In a press release issued last week, the Federal Trade Commission (FTC) announced approval of the DTE Energy Company’s (DTE) petition to modify a 2019 order allowing NEXUS Gas Transmission LLC (Nexus) to acquire Generation Pipeline LLC with certain conditions. The announcement explained that DTE sought removal from the order because it had spun off all of its shares and assets in Generation Pipeline, a 25-mile intrastate pipeline that delivers natural gas to residents in the Toledo, Ohio area.
DTE is a Detroit, Michigan-based energy company that works to develop and manage energy-related businesses and services, its website says, while Nexus is a 256-mile transmission pipeline that sends natural gas from eastern Ohio to southeastern Michigan.

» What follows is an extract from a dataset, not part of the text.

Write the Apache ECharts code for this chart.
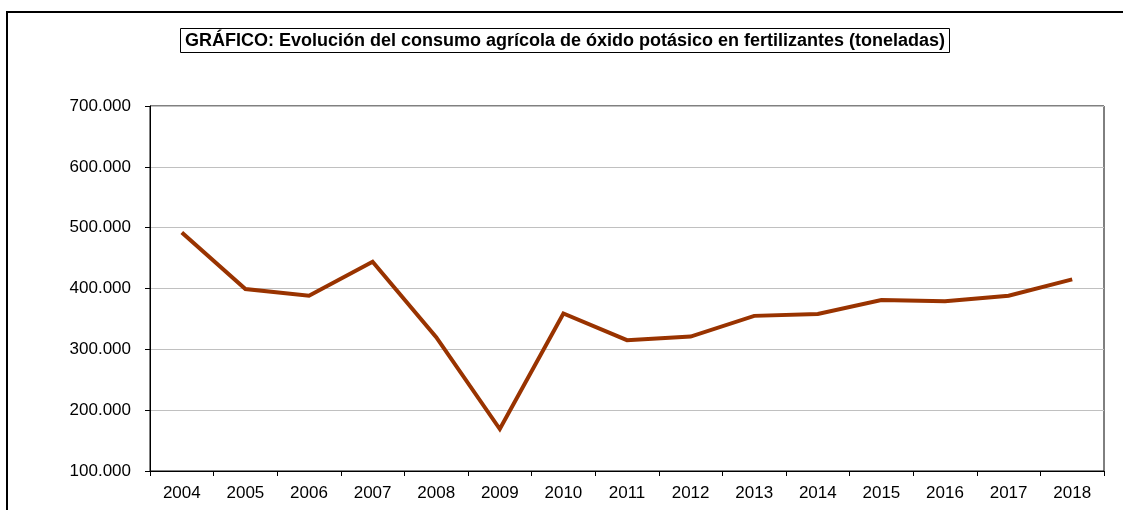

The FTC investigated the merger and found that it would improperly restrain trade as proposed. Its 2019 order addressed the competition concerns by first requiring the parties to eliminate a non-compete clause from their sales agreement. Second, it prohibited Nexus, DTE, and Enbridge from “participating in any agreement that restricts competition with another provider of natural gas pipeline transportation in parts of the Ohio counties of Lucas, Ottawa, and Wood.”
DTE petitioned for removal from the order, arguing that it sold its non-utility natural gas pipeline, storage, and gathering business, including its stake in Nexus, to another company, DT Midstream Inc. Consequently, DTE no longer had natural gas pipeline transportation assets in the specified counties.
The FTC agreed. Further, it said that as DTE’s successor, DT Midstream confirmed its assent to the order and agreed to comply with the requirements. As such, the FTC reported that it voted unanimously to approve DTE’s petition.